Les Amours de Tristan/Sujet des plaintes d’Acante

Les Amours de TristanP. Billaine, A. Courbé (p. 157-159).


SVIET DES PLAINTES D’ACANTE.



SOVS ce voile paſtoral des Plaintes d’Acante, on a voulu deſguiſer les Amours d’vn Caualier de merite & de condition, qui ſorty d’vn pere illuſtre pour la valeur, s’eſt touſiours nourry dans l’ambition de l’imiter. Ie te diray que ſa Maiſtreſſe eſt vne des plus parfaites perſonnes du monde, & que l’on y treuue tout enſemble, vne grande naiſſance, des vertus rares & des beautez merueilleuſes : de ſorte qu’il semble qu’à l’enuy, la Nature & le Ciel ſe ſoient efforcez à qui luy feroit le plus de graces : ſa preſence eſt vn charme ineuitable aux belles ames, & les moindres de ſes actions ſont extrémement rauiſſantes. Or tu ſçais que la rigueur eſt aſſez ordinaire aux Belles, & qu’entre les plus precieux ornemens de ce Sexe, on donne le premier rang à cette honneſte ſeuerité qui met ſuperbemẽt des eſpines à l’entour des roſes.
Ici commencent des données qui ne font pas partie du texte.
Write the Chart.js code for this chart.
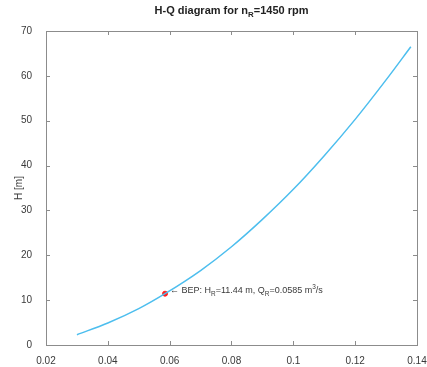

Noſtre Bergere eſt trop accomplie pour en manquer, & c’eſt le ſujet de toutes ces plaintes. Acante qui la void indifferente à tous ſes ſeruices, explique les froideurs à quelque eſpece de meſpris, apprehende que ſes deuoirs ne luy ſoient pas agreables, & qu’il ne puiſſe voir reüſſir les vœux qu’il fait pour cét himenée. Il ſe forme de ces penſées, mille matières de douleur, & ſe laiſſant emporter aux mouuements de ſon amoureux Genie, taſche par toutes ſortes d’artifices, de repreſenter ſa paſſion, & de porter inſenſiblement ſa Siluie à faire plus d’eſtat de ſes ſoins. Au reſte ie t’auertis que cét Ouurage n’eſt point fait à l’vſage de tout le monde, & que s’il y a icy de mauuais vers, ils ne ſont pas toute-fois de la Iuriſdiction des eſprits vulgaires, encore qu’il m’importe peu s’ils ſont condamnez mal à propos, par des Iuges qui ne ſeroient pas capables de les fauoriſer de bonne grace. Ie m’aſſeure que les honneſtes gens y treuueront au moins des choſes aſſez agreables pour auoüer que tous les Exilez qui ont eſcrit d’amour, depuis l’ingenieux Ouide, n’ont pas mieux employé de triſtes loiſirs.